The earlier portion of the opinion above quoted seems to indicate that a written contract may be modified by an oral contract not inconsistent with any material part of the written contract, nor substituting a new oral contract for any material part of the written contract. Appellant, therefore, claims that under that decision the oral modification in the case at bar related merely to the incident of payment on plaintiff’s part, that is, cash instead of a mortgage and the waiver by defendant of the approval clause, all other matters remaining unaffected. But, assuming that the effect of the decision of the Court of Appeals is that claimed by appellant, the case at bar, in my opinion, does not come within it. If the oral contract in question involved simply the question of the mode of payment, that decision might apply. But the oral contract here affected something more. The written contract of sale was upon condition that it have the written approval of the French government. The oral agreement destroyed this condition, and made the sale absolute.

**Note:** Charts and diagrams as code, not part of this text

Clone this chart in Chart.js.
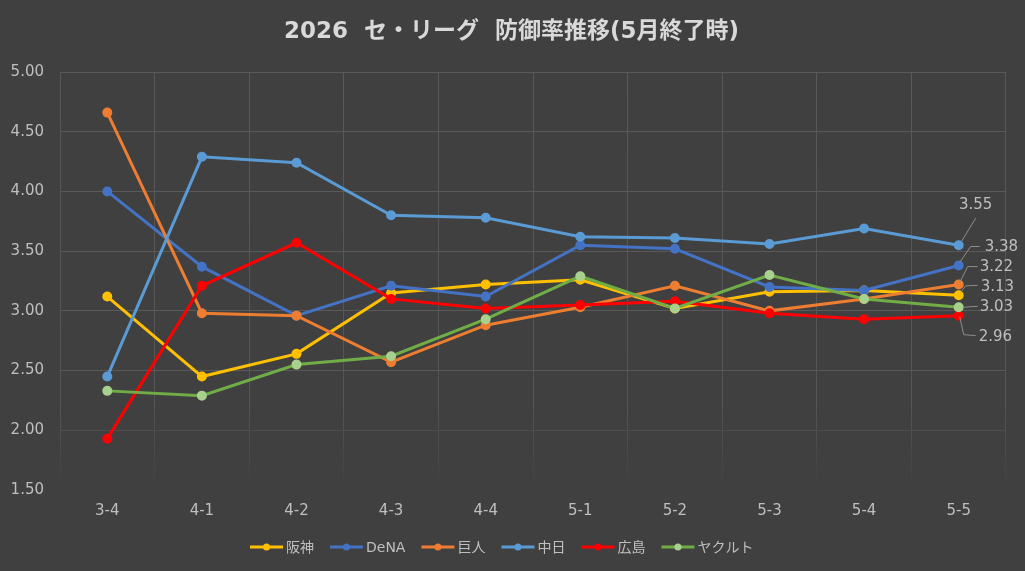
<!DOCTYPE html>
<html>
<head>
<meta charset="utf-8">
<script src="https://cdn.jsdelivr.net/npm/chart.js@4"></script>
<style>
html,body{margin:0;padding:0;background:#404040;}
#wrap{width:1025px;height:571px;position:relative;}
</style>
</head>
<body>
<div id="wrap"><canvas id="c" width="1025" height="571"></canvas></div>
<script>
// ---- data ----
const titleText = '2026  セ・リーグ  防御率推移(5月終了時)';
const categories = ['3-4','4-1','4-2','4-3','4-4','5-1','5-2','5-3','5-4','5-5'];
const teamNames = ['阪神','DeNA','巨人','中日','広島','ヤクルト'];
const hanshin   = [3.12,2.45,2.64,3.15,3.22,3.26,3.02,3.16,3.17,3.13];
const dena      = [4.00,3.37,2.96,3.21,3.12,3.55,3.52,3.20,3.17,3.38];
const kyojin    = [4.66,2.98,2.96,2.57,2.88,3.03,3.21,3.00,3.10,3.22];
const chunichi  = [2.45,4.29,4.24,3.80,3.78,3.62,3.61,3.56,3.69,3.55];
const hiroshima = [1.93,3.21,3.57,3.10,3.02,3.05,3.08,2.98,2.93,2.96];
const yakult    = [2.33,2.29,2.55,2.62,2.93,3.29,3.02,3.30,3.10,3.03];
const yMin = 1.5, yMax = 5.0, yStep = 0.5;

// ---- styles ----
const seriesValues = [hanshin, dena, kyojin, chunichi, hiroshima, yakult];
const lineColors   = ['#FFC000','#4472C4','#ED7D31','#5B9BD5','#FF0000','#70AD47'];
const markColors   = ['#FFC000','#4472C4','#ED7D31','#5B9BD5','#FF0000','#A9D18E'];
// leader-line and label placement for end labels (pixels relative to last point)
const endLabelLayout = [
  {path:[[2,-3],[7,-9.5],[19,-10]], text:[22,-8], align:'left'},
  {path:[[1,-3],[12,-19],[21,-19]], text:[26,-18], align:'left'},
  {path:[[1,-2],[9,-18],[19,-18]], text:[21,-17], align:'left'},
  {path:[[3,-4],[17,-27]], text:[17,-40], align:'center'},
  {path:[[1,1],[5,19],[17,20]], text:[20,21], align:'left'},
  {path:[[4,0],[19,-1]], text:[21,0], align:'left'}
];
const FONT = '"DejaVu Sans","Noto Sans CJK JP",sans-serif';
const textColor = '#BFBFBF';

const datasets = seriesValues.map((vals, i) => ({
  label: teamNames[i],
  data: vals,
  borderColor: lineColors[i],
  backgroundColor: markColors[i],
  pointBackgroundColor: markColors[i],
  pointBorderColor: markColors[i],
  borderWidth: 3,
  pointRadius: 3.5,
  pointHoverRadius: 3.5,
  tension: 0,
  order: seriesValues.length - i
}));

const bgPlugin = {
  id: 'bg',
  beforeDraw(chart) {
    const c = chart.ctx;
    c.save();
    c.fillStyle = '#404040';
    c.fillRect(0, 0, chart.width, chart.height);
    c.restore();
  }
};

const titlePlugin = {
  id: 'customTitle',
  afterDraw(chart) {
    const c = chart.ctx;
    c.save();
    c.font = 'bold 23px ' + FONT;
    c.fillStyle = '#D9D9D9';
    c.textAlign = 'center';
    c.textBaseline = 'middle';
    c.fillText(titleText, 511.5, 32);
    c.restore();
  }
};

const endLabelPlugin = {
  id: 'endLabels',
  afterDatasetsDraw(chart) {
    const c = chart.ctx;
    c.save();
    chart.data.datasets.forEach((ds, i) => {
      const meta = chart.getDatasetMeta(i);
      const last = meta.data[meta.data.length - 1];
      const v = ds.data[ds.data.length - 1];
      const L = endLabelLayout[i];
      c.strokeStyle = '#8C8C8C';
      c.lineWidth = 1;
      c.beginPath();
      L.path.forEach((p, k) => {
        const x = last.x + p[0], y = last.y + p[1];
        if (k === 0) c.moveTo(x, y); else c.lineTo(x, y);
      });
      c.stroke();
      c.font = '15px ' + FONT;
      c.fillStyle = textColor;
      c.textAlign = L.align;
      c.textBaseline = 'middle';
      c.fillText(v.toFixed(2), last.x + L.text[0], last.y + L.text[1]);
    });
    c.restore();
  }
};

const legendPlugin = {
  id: 'customLegend',
  afterDraw(chart) {
    const c = chart.ctx;
    c.save();
    c.font = '14px ' + FONT;
    const lineLen = 33, gapText = 3, gapItem = 16;
    const widths = chart.data.datasets.map(ds => lineLen + gapText + c.measureText(ds.label).width);
    let x = 250;
    const y = 547;
    chart.data.datasets.forEach((ds, i) => {
      c.strokeStyle = lineColors[i];
      c.lineWidth = 3;
      c.beginPath();
      c.moveTo(x, y);
      c.lineTo(x + lineLen, y);
      c.stroke();
      c.fillStyle = markColors[i];
      c.beginPath();
      c.arc(x + lineLen / 2, y, 3.5, 0, Math.PI * 2);
      c.fill();
      c.fillStyle = textColor;
      c.textAlign = 'left';
      c.textBaseline = 'middle';
      c.fillText(ds.label, x + lineLen + gapText, y + 1);
      x += widths[i] + gapItem;
    });
    c.restore();
  }
};

function vGridColor(ctx) {
  const area = ctx.chart.chartArea;
  if (!area) return '#595959';
  const g = ctx.chart.ctx.createLinearGradient(0, area.top, 0, area.bottom);
  g.addColorStop(0, '#595959');
  g.addColorStop(0.8, '#555555');
  g.addColorStop(0.97, '#434343');
  g.addColorStop(1, '#404040');
  return g;
}

new Chart(document.getElementById('c'), {
  type: 'line',
  data: { labels: categories, datasets: datasets },
  plugins: [bgPlugin, titlePlugin, endLabelPlugin, legendPlugin],
  options: {
    responsive: false,
    animation: false,
    events: [],
    layout: { padding: { top: 72, right: 19, bottom: 41, left: 0 } },
    plugins: {
      legend: { display: false },
      title: { display: false },
      tooltip: { enabled: false }
    },
    scales: {
      x: {
        offset: true,
        grid: { offset: true, color: vGridColor, lineWidth: 1, drawTicks: false },
        border: { display: false },
        ticks: { color: textColor, font: { family: FONT, size: 15 }, padding: 12, maxRotation: 0 },
        afterFit(s) { s.height = 40; }
      },
      y: {
        min: yMin, max: yMax,
        grid: {
          color: ctx => ctx.tick && ctx.tick.value <= yMin ? 'rgba(0,0,0,0)' : (ctx.tick && ctx.tick.value <= 2.0 ? '#4E4E4E' : '#595959'),
          lineWidth: 1, drawTicks: false
        },
        border: { display: false },
        ticks: {
          stepSize: yStep,
          color: textColor,
          font: { family: FONT, size: 15 },
          padding: 16,
          callback: v => Number(v).toFixed(2)
        },
        afterFit(s) { s.width = 60; }
      }
    }
  }
});
</script>
</body>
</html>
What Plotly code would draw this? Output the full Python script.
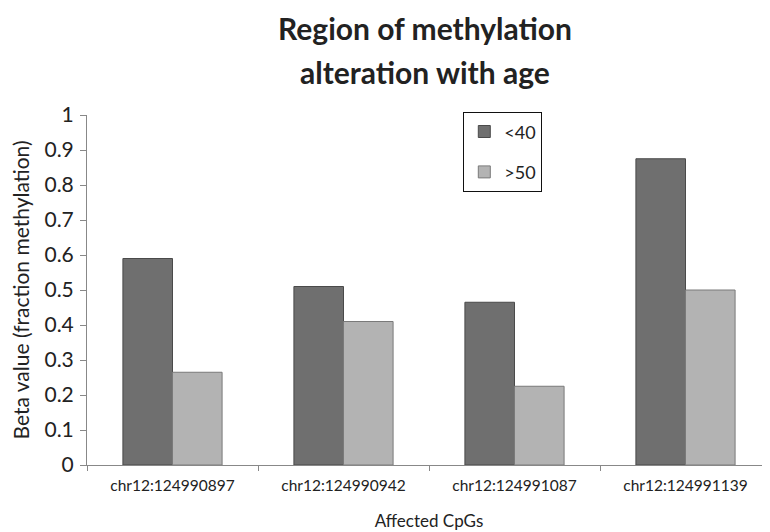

This, in my opinion, was clearly inconsistent ” with a material part of the written contract,” and did plainly substitute a new oral contract ” for an absolute sale in place of the “ material part of the written contract ” for a conditional sale.

In view, however, of the language contained in the closing portion of the opinion of Chase, J., above quoted, it is by no means clear that it was intended to lay down the general principle contended for by plaintiff, because in that case there was a clear estoppel and the court so held.

In a concurring opinion by Cardozo, J., numerous authorities are reviewed, and he reached the conclusion that the requirement of the Statute of Frauds that a contract shall be written applies to every part and to every variation thereof, and that, therefore, *8there may not be an executory agreement for the sale of land partly written and partly oral, and he concurred in the result upon the ground of estoppel.

There is, of course, no element of estoppel in this case.

I, therefore, advise that the order be affirmed, with ten dollars costs and disbursements.

Kelly, P. J., Rich, Kelby and Kapper, JJ., concur.

Order affirmed, with ten dollars costs and disbursements.